Well this is one of 6 boxes of books that I am unearthing from the Warehouse. It is mostly technical stuff on how to do art, reference material and according to the top book there.... how to survive being an artist. the next step is of course taking over my corner of the world. The instructions for which are in another box.

It's funny. I can not go without a book. And while there seems to be a limitless abundance at our library, that is not the same as being able to keep a book you like as your own friend. Borrowing from the library feels a lot like hanging out people who are primarily my sister's friends. I only have them on loan and the feeling of people able to call on theme whenever I want to is lost. But a book that you own, that sits on your own shelf is always there. I might not always read them 20 or 30 times. But I look at them, they look at me and we know that we have been together on an adventure. And I know that I do not have to share that particular friend with anyone else who has been there. It is our adventure.

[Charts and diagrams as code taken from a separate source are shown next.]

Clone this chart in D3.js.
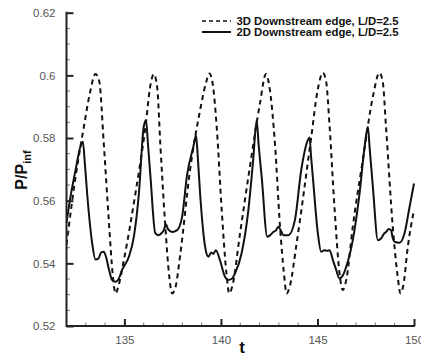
<!DOCTYPE html>
<html><head><meta charset="utf-8">
<script src="https://cdn.jsdelivr.net/npm/d3@7"></script>
<style>body{margin:0;background:#fff;}svg{display:block;font-family:"Liberation Sans",Arial,sans-serif;}</style>
</head><body>
<svg id="c" width="421" height="358"></svg>
<script>
const xTicks = [135, 140, 145, 150];
const yTicks = [0.52, 0.54, 0.56, 0.58, 0.6, 0.62];
const yTickLabels = ["0.52", "0.54", "0.56", "0.58", "0.6", "0.62"];
const seriesNames = ["3D Downstream edge, L/D=2.5", "2D Downstream edge, L/D=2.5"];

const t3D = [132.0,132.47,132.9,133.2,133.5,133.7,133.93,134.19,134.4,134.54,134.7,134.97,135.57,136.09,136.35,136.52,136.7,136.86,137.12,137.32,137.47,137.65,137.9,138.4,138.92,139.2,139.4,139.58,139.78,140.04,140.28,140.43,140.6,140.99,141.5,142.02,142.33,142.52,142.8,143.06,143.26,143.4,143.58,143.92,144.68,145.0,145.28,145.45,145.63,145.89,146.14,146.31,146.5,146.83,147.35,147.87,148.21,148.38,148.55,148.9,149.15,149.3,149.45,149.68,150.0];
const v3D = [0.546,0.5676,0.5836,0.594,0.6004,0.598,0.5783,0.5538,0.536,0.5304,0.533,0.541,0.5623,0.5836,0.597,0.6004,0.596,0.578,0.5517,0.536,0.5304,0.5325,0.5432,0.5698,0.5889,0.597,0.6006,0.597,0.5836,0.557,0.537,0.5304,0.533,0.5496,0.5708,0.591,0.6004,0.596,0.578,0.5517,0.537,0.5304,0.533,0.5464,0.5804,0.595,0.6008,0.598,0.5836,0.557,0.537,0.5315,0.535,0.5517,0.573,0.5932,0.6008,0.598,0.5836,0.5517,0.536,0.5304,0.533,0.5453,0.557];

const t2D = [132.0,132.2,132.47,132.72,132.85,132.95,133.07,133.33,133.5,133.65,133.8,133.93,134.05,134.2,134.36,134.54,134.7,134.88,135.23,135.49,135.75,136.0,136.12,136.22,136.35,136.6,136.78,136.9,137.04,137.15,137.25,137.47,137.73,137.99,138.24,138.57,138.71,138.8,138.92,139.18,139.35,139.5,139.6,139.74,139.95,140.21,140.38,140.55,140.73,141.07,141.42,141.67,141.85,141.95,142.11,142.4,142.55,142.71,142.85,142.97,143.1,143.23,143.49,143.83,144.16,144.5,144.59,144.67,144.76,145.02,145.19,145.35,145.5,145.63,145.8,145.97,146.14,146.3,146.49,146.83,147.18,147.44,147.61,147.7,147.87,148.13,148.3,148.45,148.55,148.7,148.81,148.9,148.99,149.25,149.51,149.77,150.0];
const v2D = [0.553,0.561,0.5698,0.5772,0.5788,0.572,0.5623,0.5464,0.5412,0.5415,0.5435,0.5437,0.542,0.538,0.5347,0.5341,0.535,0.5379,0.5421,0.5485,0.5623,0.5836,0.5857,0.578,0.5676,0.5496,0.549,0.5495,0.5506,0.5525,0.551,0.55,0.5506,0.5549,0.568,0.5772,0.5809,0.574,0.5623,0.5453,0.5421,0.5435,0.543,0.5442,0.541,0.5357,0.5347,0.535,0.5368,0.5432,0.557,0.573,0.5857,0.578,0.5676,0.5485,0.549,0.55,0.5505,0.5517,0.5505,0.549,0.549,0.5538,0.5698,0.5793,0.5802,0.574,0.5676,0.5496,0.5437,0.5442,0.544,0.5442,0.541,0.5379,0.5352,0.536,0.5389,0.5474,0.5623,0.5772,0.5836,0.577,0.5644,0.5474,0.548,0.5495,0.55,0.551,0.5506,0.548,0.5469,0.5466,0.5496,0.558,0.5655];

const svg = d3.select("#c");
const L = 66.5, R = 414, T = 12.7, B = 326;
const x = d3.scaleLinear().domain([132, 150]).range([L, R]);
const y = d3.scaleLinear().domain([0.52, 0.62]).range([B, T]);
const axisCol = "#222", lblCol = "#555";

// curves
const line = d3.line().x(d => x(d[0])).y(d => y(d[1])).curve(d3.curveMonotoneX);
const d3D = t3D.map((t, i) => [t, v3D[i]]);
const d2D = t2D.map((t, i) => [t, v2D[i]]);
svg.append("clipPath").attr("id", "pc").append("rect")
  .attr("x", L).attr("y", 0).attr("width", R - L + 1).attr("height", B);
const g = svg.append("g").attr("clip-path", "url(#pc)");
g.append("path").attr("d", line(d3D)).attr("fill", "none").attr("stroke", "#111")
  .attr("stroke-width", 2).attr("stroke-dasharray", "5,4");
g.append("path").attr("d", line(d2D)).attr("fill", "none").attr("stroke", "#111")
  .attr("stroke-width", 2);

// axes
const xAxis = d3.axisBottom(x).tickValues(xTicks).tickSize(-7).tickPadding(10).tickFormat(d3.format("d"));
const gx = svg.append("g").attr("transform", `translate(0,${B})`).call(xAxis);
gx.select(".domain").remove();
gx.selectAll(".tick line").attr("stroke", axisCol).attr("stroke-width", 2);
gx.selectAll(".tick text").attr("fill", lblCol).attr("font-size", 11.5).attr("dy", "0.71em");
const xMinor = d3.range(133, 150, 1).filter(v => !xTicks.includes(v));
svg.append("g").selectAll("line").data(xMinor).join("line")
  .attr("x1", d => x(d)).attr("x2", d => x(d)).attr("y1", B).attr("y2", B - 3.5)
  .attr("stroke", "#777").attr("stroke-width", 1);

const yAxis = d3.axisLeft(y).tickValues(yTicks).tickSize(-7).tickPadding(11)
  .tickFormat((d, i) => yTickLabels[i]);
const gy = svg.append("g").attr("transform", `translate(${L},0)`).call(yAxis);
gy.select(".domain").remove();
gy.selectAll(".tick line").attr("stroke", axisCol).attr("stroke-width", 2);
gy.selectAll(".tick text").attr("fill", lblCol).attr("font-size", 11.5);
const yMinor = d3.range(0, 20).map(i => 0.52 + i * 0.005).filter((v, i) => i % 4 !== 0);
svg.append("g").selectAll("line").data(yMinor).join("line")
  .attr("x1", L).attr("x2", L + 3.5).attr("y1", d => y(d)).attr("y2", d => y(d))
  .attr("stroke", "#777").attr("stroke-width", 1);

svg.append("line").attr("x1", L).attr("x2", R + 1).attr("y1", B).attr("y2", B)
  .attr("stroke", axisCol).attr("stroke-width", 2);
svg.append("line").attr("x1", L).attr("x2", L).attr("y1", T - 1).attr("y2", B + 1)
  .attr("stroke", axisCol).attr("stroke-width", 2);

// axis titles
svg.append("text").attr("x", 242).attr("y", 353).attr("text-anchor", "middle")
  .attr("font-size", 17).attr("font-weight", "bold").attr("fill", "#111").text("t");
const yl = svg.append("text").attr("transform", "translate(27,170) rotate(-90)")
  .attr("text-anchor", "middle").attr("font-size", 16).attr("font-weight", "bold").attr("fill", "#111");
yl.append("tspan").text("P/P");
yl.append("tspan").attr("font-size", 11).attr("dy", 4).text("inf");

// legend
const legY = [21, 32];
const dashes = [ "4,3", null ];
seriesNames.forEach((s, i) => {
  const ln = svg.append("line").attr("x1", 202).attr("x2", 231).attr("y1", legY[i]).attr("y2", legY[i])
    .attr("stroke", "#111").attr("stroke-width", i === 0 ? 1.5 : 2);
  if (dashes[i]) ln.attr("stroke-dasharray", dashes[i]);
  svg.append("text").attr("x", 236.5).attr("y", legY[i] + 4).attr("font-size", 11)
    .attr("font-weight", "bold").attr("fill", "#111")
    .attr("textLength", 162).attr("lengthAdjust", "spacingAndGlyphs").text(s);
});
</script>
</body></html>
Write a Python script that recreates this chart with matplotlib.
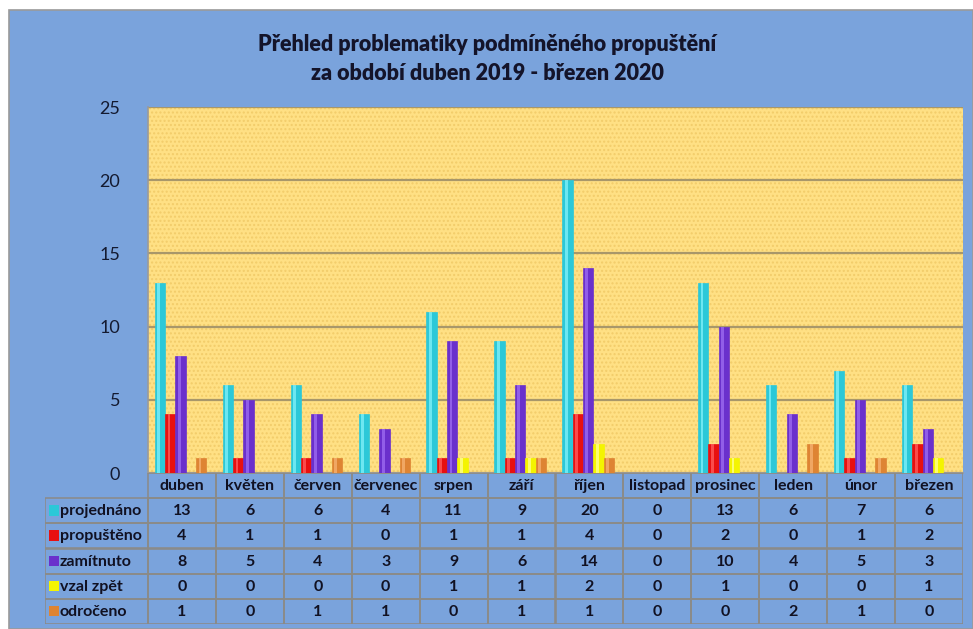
import matplotlib
matplotlib.use("Agg")
import matplotlib.pyplot as plt
from matplotlib.patches import Rectangle
import numpy as np

months = ["duben", "květen", "červen", "červenec", "srpen", "září", "říjen",
          "listopad", "prosinec", "leden", "únor", "březen"]
series_names = ["projednáno", "propuštěno", "zamítnuto", "vzal zpět", "odročeno"]
projednano = [13, 6, 6, 4, 11, 9, 20, 0, 13, 6, 7, 6]
propusteno = [4, 1, 1, 0, 1, 1, 4, 0, 2, 0, 1, 2]
zamitnuto = [8, 5, 4, 3, 9, 6, 14, 0, 10, 4, 5, 3]
vzal_zpet = [0, 0, 0, 0, 1, 1, 2, 0, 1, 0, 0, 1]
odroceno = [1, 0, 1, 1, 0, 1, 1, 0, 0, 2, 1, 0]
yticks = [0, 5, 10, 15, 20, 25]
title = "Přehled problematiky podmíněného propuštění\nza období duben 2019 - březen 2020"

series = [projednano, propusteno, zamitnuto, vzal_zpet, odroceno]
colors = ["#2CC8D8", "#E81010", "#6A30CC", "#F4F400", "#DE8433"]
highlights = ["#7EEFF8", "#FF5A5A", "#9B6AF0", "#FFFF90", "#F5B070"]

plt.rcParams['font.family'] = ['Lato', 'DejaVu Sans']

W, H = 973, 629
fig = plt.figure(figsize=(W / 100, H / 100), dpi=100)
fig.patch.set_facecolor("white")

# blue chart area
bg = Rectangle((9 / W, 0), 1 - 9 / W, 1 - 10 / H, transform=fig.transFigure,
               facecolor="#7AA3DC", edgecolor="#9A9A9A", lw=1.2, zorder=-10)
fig.patches.append(bg)

fig.text(487 / W, 1 - 59 / H, title, ha="center", va="center",
         fontsize=15.5, fontweight="heavy", color="#14142A", linespacing=1.45)

# main axes
L, R, T, B = 148, 963, 107, 473
ax = fig.add_axes([L / W, 1 - B / H, (R - L) / W, (B - T) / H])
ax.set_facecolor("#FFE084")
ax.add_patch(Rectangle((0, 0), 1, 1, transform=ax.transAxes, facecolor="none",
                       edgecolor="#F2CC6A", hatch="....", lw=0, zorder=0))
n = len(months)
x = np.arange(n)
bw = 0.152
for i, (vals, c, hc) in enumerate(zip(series, colors, highlights)):
    pos = x + (i - 2) * bw - 0.02
    ax.bar(pos, vals, width=bw, color=c, edgecolor=c, lw=0.5, zorder=3)
    ax.bar(pos - bw * 0.12, vals, width=bw * 0.28, color=hc, lw=0, zorder=4, alpha=0.8)
ax.set_xlim(-0.5, n - 0.5)
ax.set_ylim(0, 25)
ax.set_yticks(yticks)
ax.yaxis.grid(True, color="#A8976A", lw=1.6, zorder=1)
ax.set_axisbelow(True)
ax.set_xticks([])
ax.tick_params(axis="y", length=0, pad=20, labelsize=13, labelcolor="#141A30")
for s in ["top", "right"]:
    ax.spines[s].set_visible(False)
ax.spines["left"].set_color("#9A9A9A")
ax.spines["bottom"].set_color("#9A9A9A")
ax.spines["left"].set_linewidth(1.2)
ax.spines["bottom"].set_linewidth(1.2)

# table axes
TL, TB = 45, 624
colw = (R - L) / n
lab_w = (L - TL) / colw
tax = fig.add_axes([TL / W, 1 - TB / H, (R - TL) / W, (TB - B) / H])
tax.set_xlim(-0.5 - lab_w, n - 0.5)
tax.set_ylim(6, 0)
tax.axis("off")
lc = "#8C8A86"
fs = 11.5
# header
for j, m in enumerate(months):
    tax.add_patch(Rectangle((j - 0.5, 0), 1, 1, facecolor="none", edgecolor=lc, lw=1.1))
    tax.text(j, 0.52, m, ha="center", va="center", fontsize=fs, fontweight="bold",
             color="#111122")
for r, (name, vals, c) in enumerate(zip(series_names, series, colors)):
    yy = r + 1
    tax.add_patch(Rectangle((-0.5 - lab_w, yy), lab_w, 1, facecolor="none",
                            edgecolor=lc, lw=1.1))
    tax.add_patch(Rectangle((-0.5 - lab_w + 0.06, yy + 0.28), 0.14, 0.42,
                            facecolor=c, edgecolor="none"))
    tax.text(-0.5 - lab_w + 0.22, yy + 0.52, name, ha="left", va="center",
             fontsize=fs, fontweight="bold", color="#111122")
    for j, v in enumerate(vals):
        tax.add_patch(Rectangle((j - 0.5, yy), 1, 1, facecolor="none", edgecolor=lc, lw=1.1))
        tax.text(j, yy + 0.52, str(v), ha="center", va="center", fontsize=fs,
                 fontweight="bold", color="#111122")

fig.savefig("out.png", dpi=100, facecolor=fig.get_facecolor())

I guess that is one thing that I am very selfish about. I want my memories to be mine. I love that Conan-Doyle is a national treasure in England. But the set of books that I have, while they are his work, have been with me since the mid 80s. They have gone with me everywhere that I have been, except in following the Man with the Twisted Lip. That I did alone. And no one else will have been with me under the quilt, in my bed or on the beach, in rain and in shine with those particular books. We are all fans. We have read the same stories. And while we are a collective, each experience has been a singular one.

In general, I think that is the duality of being a Geek. You belong to a collective. Due to the solitary nature of being a Geek, you experience your fan-focus alone most of the time.

Within the next few days I will be uncovering more treasures. And consolidating the lot of it for potential sale. I know that books will not go. The inanimate objects that are the last vestiges of the living will go. I know that I do not need those things to keep them alive in my heart any more. And they are such a pain to store and care for while I am still struggling to bring my life in to a secure place. The books will always be my best friends. I learn and let myself feel with the characters. It is safer. And it is not as healthy as one would hope to have in a relationship. But I have a room mate for learning how to be human again. And I have a handful of good friends that I keep close via technology. And for now while life is on the mend that will be enough.

I can't wait to see my dragons in action again. Vacation on Krynn here I come!